Gli impianti italiani che trattano i rifiuti organici hanno già lanciato un grido di allarme a questo proposito: “il fatto che un materiale sia certificato come “compostabile” significa solo che esso risponde tecnicamente ai requisiti della UNI EN 13432:2002, e che tale rispondenza è stata attestata da un ente di certificazione riconosciuto. Questo però è ben diverso dal dire che lo stesso materiale possa essere, in ogni condizione e situazione, avviato a trattamento con il rifiuto organico”, scrive in un suo documento sulle bioplastiche Utilitalia, la Federazione che raccoglie le aziende che operano nei servizi pubblici di Ambiente, Acqua e Energia.
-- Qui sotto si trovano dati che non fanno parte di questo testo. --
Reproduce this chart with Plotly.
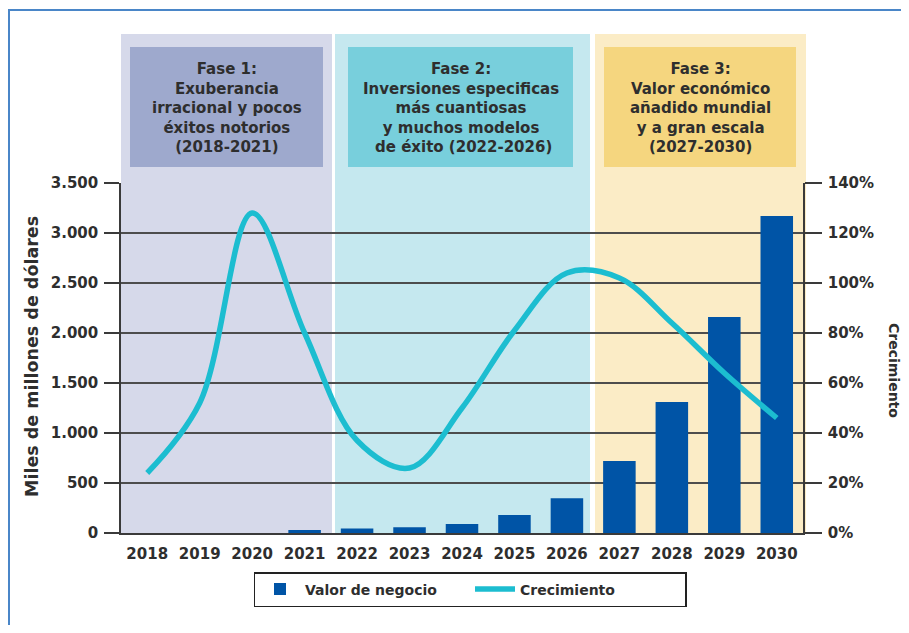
import plotly.graph_objects as go

years = ["2018", "2019", "2020", "2021", "2022", "2023", "2024", "2025", "2026", "2027", "2028", "2029", "2030"]
valor_negocio = [0, 0, 0, 30, 45, 57, 90, 180, 347, 720, 1310, 2160, 3170]
crecimiento = [24, 52, 128, 80, 37, 26, 50, 81, 104, 102, 84, 64, 46]

left_ticks = [0, 500, 1000, 1500, 2000, 2500, 3000, 3500]
left_labels = ["0", "500", "1.000", "1.500", "2.000", "2.500", "3.000", "3.500"]
right_ticks = [0, 20, 40, 60, 80, 100, 120, 140]
right_labels = ["0%", "20%", "40%", "60%", "80%", "100%", "120%", "140%"]

phase_texts = [
    "Fase 1:<br>Exuberancia<br>irracional y pocos<br>éxitos notorios<br>(2018-2021)",
    "Fase 2:<br>Inversiones especificas<br>más cuantiosas<br>y muchos modelos<br> de éxito (2022-2026)",
    "Fase 3:<br>Valor económico<br>añadido mundial<br>y a gran escala<br>(2027-2030)",
]

FONT = "DejaVu Sans, Verdana, sans-serif"
TXT = "#2e2e2e"
OFF = 8  # page body margin
W, H = 909 - 2 * OFF, 633 - 2 * OFF
# target plot area in window pixels: x 121..803, y 183..533
L, T = 121 - OFF, 183 - OFF
R, B = W - (803 - OFF), H - (533 - OFF)
pw, ph = W - L - R, H - T - B


def px2xp(x):
    return (x - OFF - L) / pw


def px2yp(y):
    return (H - B - (y - OFF)) / ph


def bfont(size):
    return dict(family=FONT, size=size, color=TXT, weight="bold")


fig = go.Figure()
fig.add_trace(go.Bar(
    x=years, y=valor_negocio, name="Valor de negocio",
    marker=dict(color="#0054a6", line=dict(width=0)), yaxis="y",
))
fig.add_trace(go.Scatter(
    x=years, y=crecimiento, name="Crecimiento", mode="lines",
    line=dict(color="#1cbdd0", width=5.5, shape="spline", smoothing=1.0), yaxis="y2",
))

shapes = []
shapes.append(dict(type="rect", xref="paper", yref="paper",
                   x0=px2xp(9), x1=px2xp(960), y0=px2yp(700), y1=px2yp(10),
                   line=dict(color="#4a86c8", width=2), fillcolor="rgba(0,0,0,0)", layer="below"))
bands = [(121, 332, "#d6d9ea"), (335, 590, "#c5e8ef"), (595, 806, "#fbecc6")]
boxes = [(130, 323, "#9ea9cd"), (348, 573, "#78cfdc"), (604, 796, "#f5d67f")]
for x0, x1, c in bands:
    shapes.append(dict(type="rect", xref="paper", yref="paper",
                       x0=px2xp(x0), x1=px2xp(x1), y0=0, y1=px2yp(34),
                       line=dict(width=0), fillcolor=c, layer="below"))
for x0, x1, c in boxes:
    shapes.append(dict(type="rect", xref="paper", yref="paper",
                       x0=px2xp(x0), x1=px2xp(x1), y0=px2yp(167), y1=px2yp(47),
                       line=dict(width=0), fillcolor=c, layer="below"))

annotations = []
for (x0, x1, _), t in zip(boxes, phase_texts):
    annotations.append(dict(xref="paper", yref="paper", x=px2xp((x0 + x1) / 2), y=px2yp(108),
                            xanchor="center", yanchor="middle", text=t,
                            showarrow=False, align="center", font=bfont(15)))
annotations.append(dict(xref="paper", yref="paper", x=px2xp(32), y=px2yp(357),
                        xanchor="center", yanchor="middle", text="Miles de millones de dólares",
                        textangle=-90, showarrow=False, font=bfont(17.5)))
annotations.append(dict(xref="paper", yref="paper", x=px2xp(894), y=px2yp(370),
                        xanchor="center", yanchor="middle", text="Crecimiento",
                        textangle=90, showarrow=False, font=bfont(14)))

fig.update_layout(
    width=W, height=H,
    margin=dict(l=L, r=R, t=T, b=B, autoexpand=False),
    paper_bgcolor="white", plot_bgcolor="rgba(0,0,0,0)",
    bargap=0.38,
    showlegend=True,
    legend=dict(orientation="h", x=px2xp(470), xanchor="center", y=px2yp(572), yanchor="top",
                bordercolor="#222", borderwidth=1.5, bgcolor="white",
                font=bfont(14), itemwidth=40, entrywidth=160, entrywidthmode="pixels"),
    shapes=shapes,
    annotations=annotations,
    xaxis=dict(type="category", tickfont=bfont(15),
               showgrid=False, ticks="", showline=True, linecolor="#3a3a3a", linewidth=1.5,
               range=[-0.5, 12.5], fixedrange=True, ticklabelstandoff=6),
    yaxis=dict(range=[0, 3500], tickvals=left_ticks, ticktext=left_labels,
               tickfont=bfont(15),
               showgrid=True, gridcolor="#4d4d4d", gridwidth=1.5,
               ticks="outside", ticklen=15, tickwidth=1.5, tickcolor="#3a3a3a",
               showline=True, linecolor="#3a3a3a", linewidth=1.5, zeroline=False,
               ticklabelstandoff=3),
    yaxis2=dict(range=[0, 140], tickvals=right_ticks, ticktext=right_labels, overlaying="y", side="right",
                tickfont=bfont(15),
                showgrid=False, ticks="outside", ticklen=17, tickwidth=1.5, tickcolor="#3a3a3a",
                showline=True, linecolor="#3a3a3a", linewidth=1.5, zeroline=False,
                ticklabelstandoff=3),
)
fig.write_html("out.html")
Oltretutto i dati di questi ultimi anni dimostrano che la narrativa sulla biodegradabilità porta i cittadini a compiere madornali errori. Da una parte c’è il rischio che le bioplastiche siano considerate “amiche dell’ambiente” e quindi che male c’è se butto una bottiglia di bioplastica in mare? Tanto si decompone – e non è affatto così. Dall’altra gli imballaggi “completamente compostabili” su cui alcune aziende stanno puntando sono del tutto identici alla plastica prodotta da petrolio, inducendo gli utilizzatori finali a confondere la plastica normale con la bioplastica compostabile e inquinando le raccolte differenziate. Senza contare il fatto che alcuni imballaggi biocompostabili non sempre possono venire trattati quando finiscono nella raccolta dell’umido: questo dipende dal tipo di sistema che viene utilizzato per il trattamento dell’organico sul territorio. Già si sono verificati casi in Italia in cui le aziende di smaltimento hanno chiesto ai cittadini di non utilizzare per la raccolta dell’umido le buste monouso in bioplastica perché in genere gli impianti di trattamento trasformano gli scarti di cibo in compost in un ciclo più breve di quanto impiegano i sacchi in bioplastica a decomporsi. In generale la sostituzione della bioplastica con la plastica sta comportando numerose sfide e induce molto spesso i cittadini – scarsamente informati – a fare errori quando buttano la spazzatura. Si tratta di errori molto costosi, stando a quanto dichiarato dal Consorzio Italiano Compostatori (Cic) e Corepla che, ad esempio, ha ravvisato un aumento di plastica non compostabile nella raccolta dell’organico: erano 67mila tonnellate nel 2016/2017 sono diventate 90mila nel 2019/2020. Il costo di questi “errori umani” va dai 90 ai 120 milioni di euro.